WRITTEN PROBLEM: Repeat, exactly and in full, the lines of the listing below, but without any pictures.

BEGIN SUPPLIED MATERIAL

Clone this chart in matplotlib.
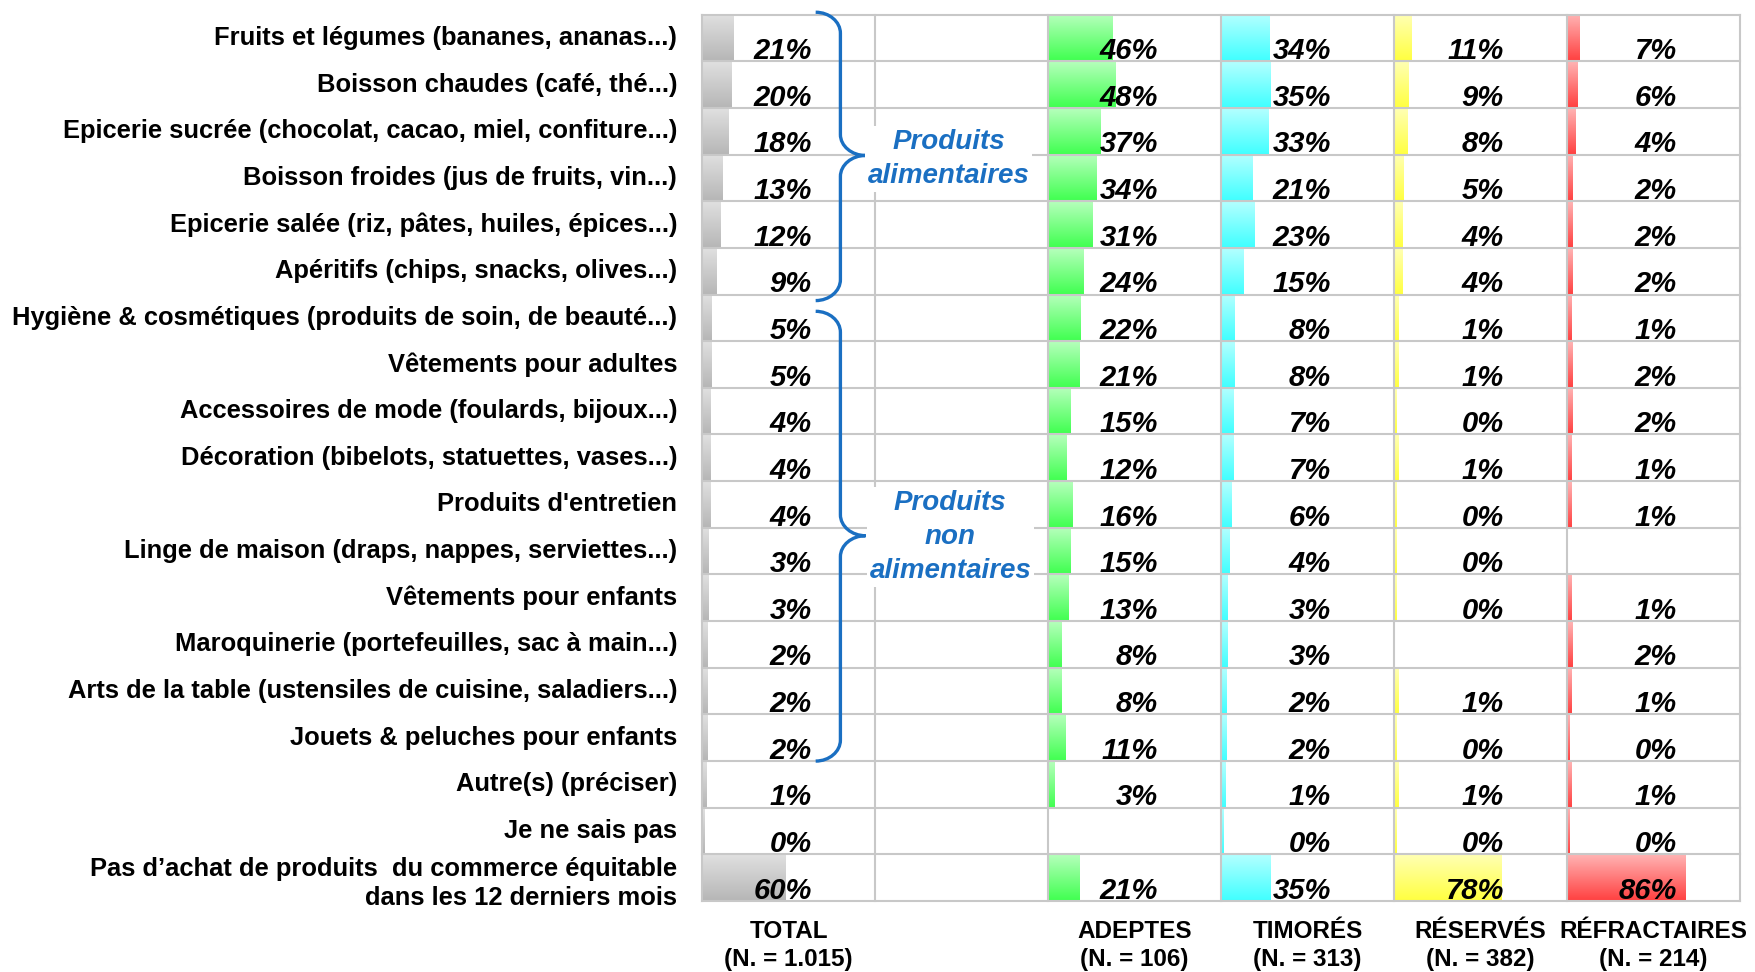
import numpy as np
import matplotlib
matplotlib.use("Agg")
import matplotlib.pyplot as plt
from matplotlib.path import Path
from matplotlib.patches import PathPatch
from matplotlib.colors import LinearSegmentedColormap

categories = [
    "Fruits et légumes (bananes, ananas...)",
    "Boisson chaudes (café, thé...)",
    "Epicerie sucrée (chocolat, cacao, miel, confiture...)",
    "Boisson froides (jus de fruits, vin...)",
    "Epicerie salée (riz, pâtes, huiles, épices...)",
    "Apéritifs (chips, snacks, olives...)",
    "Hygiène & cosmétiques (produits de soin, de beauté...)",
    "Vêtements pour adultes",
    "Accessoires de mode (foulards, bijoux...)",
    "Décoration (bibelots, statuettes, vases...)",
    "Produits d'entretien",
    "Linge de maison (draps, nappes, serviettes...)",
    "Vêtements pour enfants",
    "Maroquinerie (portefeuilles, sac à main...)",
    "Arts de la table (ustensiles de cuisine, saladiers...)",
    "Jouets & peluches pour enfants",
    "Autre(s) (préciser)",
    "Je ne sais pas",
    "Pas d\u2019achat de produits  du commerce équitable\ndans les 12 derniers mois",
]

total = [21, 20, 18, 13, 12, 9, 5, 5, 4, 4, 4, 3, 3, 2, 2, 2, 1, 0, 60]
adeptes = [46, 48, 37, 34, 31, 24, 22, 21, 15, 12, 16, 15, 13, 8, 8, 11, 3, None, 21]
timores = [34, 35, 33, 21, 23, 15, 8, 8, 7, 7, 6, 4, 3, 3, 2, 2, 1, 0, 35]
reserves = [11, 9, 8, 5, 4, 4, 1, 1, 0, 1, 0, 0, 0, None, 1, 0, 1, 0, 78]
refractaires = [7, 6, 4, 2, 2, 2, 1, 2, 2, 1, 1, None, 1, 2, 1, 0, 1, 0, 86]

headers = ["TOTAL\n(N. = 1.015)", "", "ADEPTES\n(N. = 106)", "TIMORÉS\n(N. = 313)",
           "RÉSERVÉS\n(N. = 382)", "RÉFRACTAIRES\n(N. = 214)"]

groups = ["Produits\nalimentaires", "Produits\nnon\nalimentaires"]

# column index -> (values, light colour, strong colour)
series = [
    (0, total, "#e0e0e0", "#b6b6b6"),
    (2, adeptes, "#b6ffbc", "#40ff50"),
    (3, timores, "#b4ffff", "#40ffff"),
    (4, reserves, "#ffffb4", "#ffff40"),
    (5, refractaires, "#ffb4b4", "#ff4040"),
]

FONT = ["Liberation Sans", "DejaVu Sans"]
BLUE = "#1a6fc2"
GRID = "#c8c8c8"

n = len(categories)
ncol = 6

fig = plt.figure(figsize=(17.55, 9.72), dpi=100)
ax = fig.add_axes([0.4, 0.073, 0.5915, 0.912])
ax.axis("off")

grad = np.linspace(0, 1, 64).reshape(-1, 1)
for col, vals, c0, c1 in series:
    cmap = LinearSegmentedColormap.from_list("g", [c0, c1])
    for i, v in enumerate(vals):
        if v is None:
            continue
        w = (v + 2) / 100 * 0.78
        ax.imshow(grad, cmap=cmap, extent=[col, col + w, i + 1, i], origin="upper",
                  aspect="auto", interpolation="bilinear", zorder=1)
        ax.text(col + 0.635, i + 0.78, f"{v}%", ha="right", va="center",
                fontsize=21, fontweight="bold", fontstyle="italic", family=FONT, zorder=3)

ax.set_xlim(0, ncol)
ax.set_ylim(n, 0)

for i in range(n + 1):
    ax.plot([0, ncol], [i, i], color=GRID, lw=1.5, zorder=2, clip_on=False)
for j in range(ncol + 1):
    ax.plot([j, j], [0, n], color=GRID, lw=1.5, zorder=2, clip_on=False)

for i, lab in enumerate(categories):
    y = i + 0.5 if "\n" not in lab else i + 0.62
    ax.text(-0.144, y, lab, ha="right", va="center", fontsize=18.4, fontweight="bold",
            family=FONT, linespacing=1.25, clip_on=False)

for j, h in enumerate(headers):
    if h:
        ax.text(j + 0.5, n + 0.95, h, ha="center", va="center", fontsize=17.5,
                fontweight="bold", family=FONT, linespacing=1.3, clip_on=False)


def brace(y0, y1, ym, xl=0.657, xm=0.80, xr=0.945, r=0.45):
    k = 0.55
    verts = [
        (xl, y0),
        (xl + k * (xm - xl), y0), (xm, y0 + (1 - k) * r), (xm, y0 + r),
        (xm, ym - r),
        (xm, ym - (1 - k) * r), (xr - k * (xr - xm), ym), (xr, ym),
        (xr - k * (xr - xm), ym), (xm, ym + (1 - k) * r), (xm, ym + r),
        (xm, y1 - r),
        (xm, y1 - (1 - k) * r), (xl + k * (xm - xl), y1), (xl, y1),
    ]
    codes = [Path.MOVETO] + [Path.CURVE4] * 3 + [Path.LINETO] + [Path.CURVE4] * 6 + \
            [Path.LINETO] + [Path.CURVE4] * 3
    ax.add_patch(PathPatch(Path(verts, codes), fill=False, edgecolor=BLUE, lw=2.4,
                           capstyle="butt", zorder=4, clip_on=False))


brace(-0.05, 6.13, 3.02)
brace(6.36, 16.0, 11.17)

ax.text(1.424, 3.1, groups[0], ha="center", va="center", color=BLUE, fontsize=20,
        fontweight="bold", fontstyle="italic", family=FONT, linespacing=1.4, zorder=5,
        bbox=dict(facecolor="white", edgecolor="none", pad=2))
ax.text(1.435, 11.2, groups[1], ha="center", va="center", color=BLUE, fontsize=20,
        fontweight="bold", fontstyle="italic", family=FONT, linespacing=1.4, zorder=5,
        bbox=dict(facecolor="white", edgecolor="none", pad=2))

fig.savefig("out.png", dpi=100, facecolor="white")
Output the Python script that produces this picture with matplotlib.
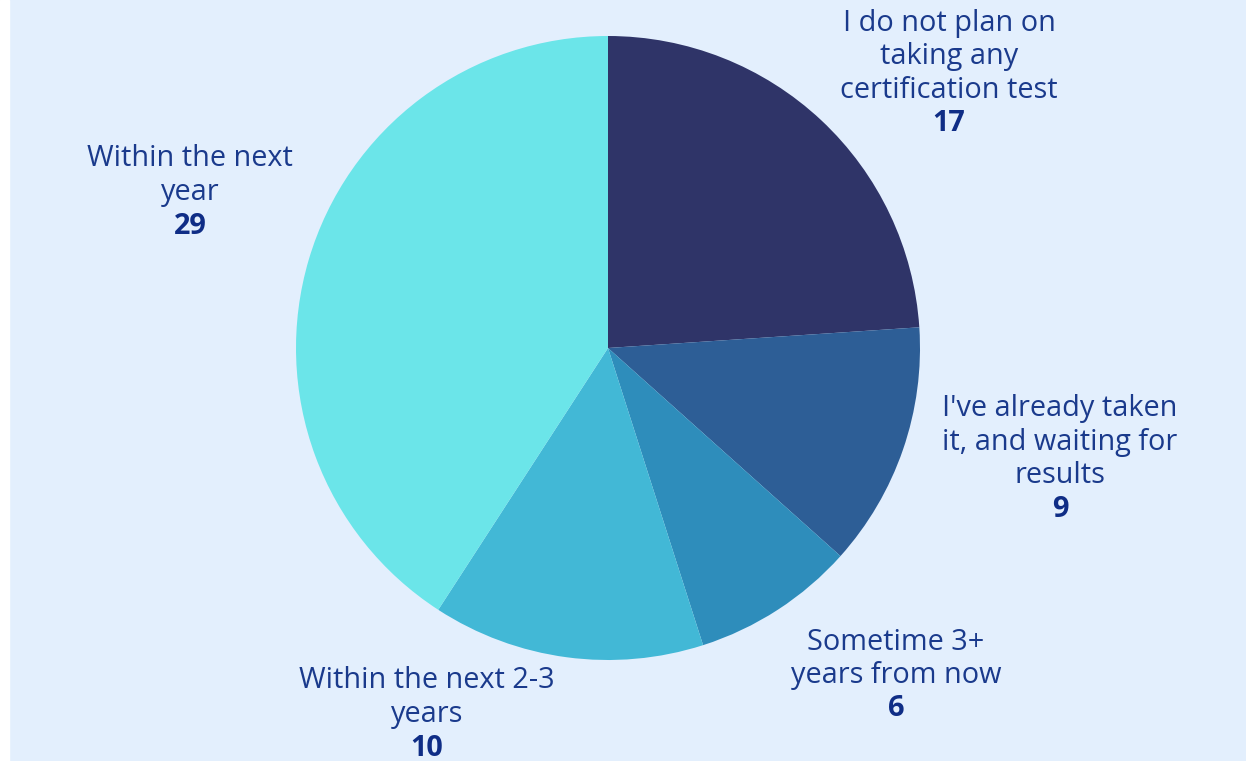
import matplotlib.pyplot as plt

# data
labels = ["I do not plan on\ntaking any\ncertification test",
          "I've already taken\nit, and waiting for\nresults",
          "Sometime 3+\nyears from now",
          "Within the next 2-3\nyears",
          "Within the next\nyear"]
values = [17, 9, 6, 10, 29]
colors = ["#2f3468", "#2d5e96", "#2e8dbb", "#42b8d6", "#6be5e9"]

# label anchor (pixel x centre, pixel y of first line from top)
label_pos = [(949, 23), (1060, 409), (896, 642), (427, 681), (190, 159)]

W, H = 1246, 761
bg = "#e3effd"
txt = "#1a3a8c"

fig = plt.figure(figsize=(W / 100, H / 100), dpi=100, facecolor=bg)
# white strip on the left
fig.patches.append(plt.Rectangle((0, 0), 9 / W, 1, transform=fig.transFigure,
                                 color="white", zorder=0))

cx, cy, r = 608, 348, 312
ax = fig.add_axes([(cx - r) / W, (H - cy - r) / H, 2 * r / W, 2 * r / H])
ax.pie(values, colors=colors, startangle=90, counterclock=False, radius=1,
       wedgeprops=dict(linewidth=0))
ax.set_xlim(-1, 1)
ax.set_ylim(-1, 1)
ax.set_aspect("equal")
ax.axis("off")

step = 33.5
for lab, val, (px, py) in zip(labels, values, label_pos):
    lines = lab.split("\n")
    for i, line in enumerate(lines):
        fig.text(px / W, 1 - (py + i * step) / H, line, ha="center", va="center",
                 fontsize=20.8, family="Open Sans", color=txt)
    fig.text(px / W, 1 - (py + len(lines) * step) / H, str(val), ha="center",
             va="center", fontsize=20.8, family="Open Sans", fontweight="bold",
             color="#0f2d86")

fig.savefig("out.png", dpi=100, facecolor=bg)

END SUPPLIED MATERIAL

WRITTEN ANSWER:
Clone this chart in matplotlib.
import numpy as np
import matplotlib
matplotlib.use("Agg")
import matplotlib.pyplot as plt
from matplotlib.path import Path
from matplotlib.patches import PathPatch
from matplotlib.colors import LinearSegmentedColormap

categories = [
    "Fruits et légumes (bananes, ananas...)",
    "Boisson chaudes (café, thé...)",
    "Epicerie sucrée (chocolat, cacao, miel, confiture...)",
    "Boisson froides (jus de fruits, vin...)",
    "Epicerie salée (riz, pâtes, huiles, épices...)",
    "Apéritifs (chips, snacks, olives...)",
    "Hygiène & cosmétiques (produits de soin, de beauté...)",
    "Vêtements pour adultes",
    "Accessoires de mode (foulards, bijoux...)",
    "Décoration (bibelots, statuettes, vases...)",
    "Produits d'entretien",
    "Linge de maison (draps, nappes, serviettes...)",
    "Vêtements pour enfants",
    "Maroquinerie (portefeuilles, sac à main...)",
    "Arts de la table (ustensiles de cuisine, saladiers...)",
    "Jouets & peluches pour enfants",
    "Autre(s) (préciser)",
    "Je ne sais pas",
    "Pas d\u2019achat de produits  du commerce équitable\ndans les 12 derniers mois",
]

total = [21, 20, 18, 13, 12, 9, 5, 5, 4, 4, 4, 3, 3, 2, 2, 2, 1, 0, 60]
adeptes = [46, 48, 37, 34, 31, 24, 22, 21, 15, 12, 16, 15, 13, 8, 8, 11, 3, None, 21]
timores = [34, 35, 33, 21, 23, 15, 8, 8, 7, 7, 6, 4, 3, 3, 2, 2, 1, 0, 35]
reserves = [11, 9, 8, 5, 4, 4, 1, 1, 0, 1, 0, 0, 0, None, 1, 0, 1, 0, 78]
refractaires = [7, 6, 4, 2, 2, 2, 1, 2, 2, 1, 1, None, 1, 2, 1, 0, 1, 0, 86]

headers = ["TOTAL\n(N. = 1.015)", "", "ADEPTES\n(N. = 106)", "TIMORÉS\n(N. = 313)",
           "RÉSERVÉS\n(N. = 382)", "RÉFRACTAIRES\n(N. = 214)"]

groups = ["Produits\nalimentaires", "Produits\nnon\nalimentaires"]

# column index -> (values, light colour, strong colour)
series = [
    (0, total, "#e0e0e0", "#b6b6b6"),
    (2, adeptes, "#b6ffbc", "#40ff50"),
    (3, timores, "#b4ffff", "#40ffff"),
    (4, reserves, "#ffffb4", "#ffff40"),
    (5, refractaires, "#ffb4b4", "#ff4040"),
]

FONT = ["Liberation Sans", "DejaVu Sans"]
BLUE = "#1a6fc2"
GRID = "#c8c8c8"

n = len(categories)
ncol = 6

fig = plt.figure(figsize=(17.55, 9.72), dpi=100)
ax = fig.add_axes([0.4, 0.073, 0.5915, 0.912])
ax.axis("off")

grad = np.linspace(0, 1, 64).reshape(-1, 1)
for col, vals, c0, c1 in series:
    cmap = LinearSegmentedColormap.from_list("g", [c0, c1])
    for i, v in enumerate(vals):
        if v is None:
            continue
        w = (v + 2) / 100 * 0.78
        ax.imshow(grad, cmap=cmap, extent=[col, col + w, i + 1, i], origin="upper",
                  aspect="auto", interpolation="bilinear", zorder=1)
        ax.text(col + 0.635, i + 0.78, f"{v}%", ha="right", va="center",
                fontsize=21, fontweight="bold", fontstyle="italic", family=FONT, zorder=3)

ax.set_xlim(0, ncol)
ax.set_ylim(n, 0)

for i in range(n + 1):
    ax.plot([0, ncol], [i, i], color=GRID, lw=1.5, zorder=2, clip_on=False)
for j in range(ncol + 1):
    ax.plot([j, j], [0, n], color=GRID, lw=1.5, zorder=2, clip_on=False)

for i, lab in enumerate(categories):
    y = i + 0.5 if "\n" not in lab else i + 0.62
    ax.text(-0.144, y, lab, ha="right", va="center", fontsize=18.4, fontweight="bold",
            family=FONT, linespacing=1.25, clip_on=False)

for j, h in enumerate(headers):
    if h:
        ax.text(j + 0.5, n + 0.95, h, ha="center", va="center", fontsize=17.5,
                fontweight="bold", family=FONT, linespacing=1.3, clip_on=False)


def brace(y0, y1, ym, xl=0.657, xm=0.80, xr=0.945, r=0.45):
    k = 0.55
    verts = [
        (xl, y0),
        (xl + k * (xm - xl), y0), (xm, y0 + (1 - k) * r), (xm, y0 + r),
        (xm, ym - r),
        (xm, ym - (1 - k) * r), (xr - k * (xr - xm), ym), (xr, ym),
        (xr - k * (xr - xm), ym), (xm, ym + (1 - k) * r), (xm, ym + r),
        (xm, y1 - r),
        (xm, y1 - (1 - k) * r), (xl + k * (xm - xl), y1), (xl, y1),
    ]
    codes = [Path.MOVETO] + [Path.CURVE4] * 3 + [Path.LINETO] + [Path.CURVE4] * 6 + \
            [Path.LINETO] + [Path.CURVE4] * 3
    ax.add_patch(PathPatch(Path(verts, codes), fill=False, edgecolor=BLUE, lw=2.4,
                           capstyle="butt", zorder=4, clip_on=False))


brace(-0.05, 6.13, 3.02)
brace(6.36, 16.0, 11.17)

ax.text(1.424, 3.1, groups[0], ha="center", va="center", color=BLUE, fontsize=20,
        fontweight="bold", fontstyle="italic", family=FONT, linespacing=1.4, zorder=5,
        bbox=dict(facecolor="white", edgecolor="none", pad=2))
ax.text(1.435, 11.2, groups[1], ha="center", va="center", color=BLUE, fontsize=20,
        fontweight="bold", fontstyle="italic", family=FONT, linespacing=1.4, zorder=5,
        bbox=dict(facecolor="white", edgecolor="none", pad=2))

fig.savefig("out.png", dpi=100, facecolor="white")
Output the Python script that produces this picture with matplotlib.
import matplotlib.pyplot as plt

# data
labels = ["I do not plan on\ntaking any\ncertification test",
          "I've already taken\nit, and waiting for\nresults",
          "Sometime 3+\nyears from now",
          "Within the next 2-3\nyears",
          "Within the next\nyear"]
values = [17, 9, 6, 10, 29]
colors = ["#2f3468", "#2d5e96", "#2e8dbb", "#42b8d6", "#6be5e9"]

# label anchor (pixel x centre, pixel y of first line from top)
label_pos = [(949, 23), (1060, 409), (896, 642), (427, 681), (190, 159)]

W, H = 1246, 761
bg = "#e3effd"
txt = "#1a3a8c"

fig = plt.figure(figsize=(W / 100, H / 100), dpi=100, facecolor=bg)
# white strip on the left
fig.patches.append(plt.Rectangle((0, 0), 9 / W, 1, transform=fig.transFigure,
                                 color="white", zorder=0))

cx, cy, r = 608, 348, 312
ax = fig.add_axes([(cx - r) / W, (H - cy - r) / H, 2 * r / W, 2 * r / H])
ax.pie(values, colors=colors, startangle=90, counterclock=False, radius=1,
       wedgeprops=dict(linewidth=0))
ax.set_xlim(-1, 1)
ax.set_ylim(-1, 1)
ax.set_aspect("equal")
ax.axis("off")

step = 33.5
for lab, val, (px, py) in zip(labels, values, label_pos):
    lines = lab.split("\n")
    for i, line in enumerate(lines):
        fig.text(px / W, 1 - (py + i * step) / H, line, ha="center", va="center",
                 fontsize=20.8, family="Open Sans", color=txt)
    fig.text(px / W, 1 - (py + len(lines) * step) / H, str(val), ha="center",
             va="center", fontsize=20.8, family="Open Sans", fontweight="bold",
             color="#0f2d86")

fig.savefig("out.png", dpi=100, facecolor=bg)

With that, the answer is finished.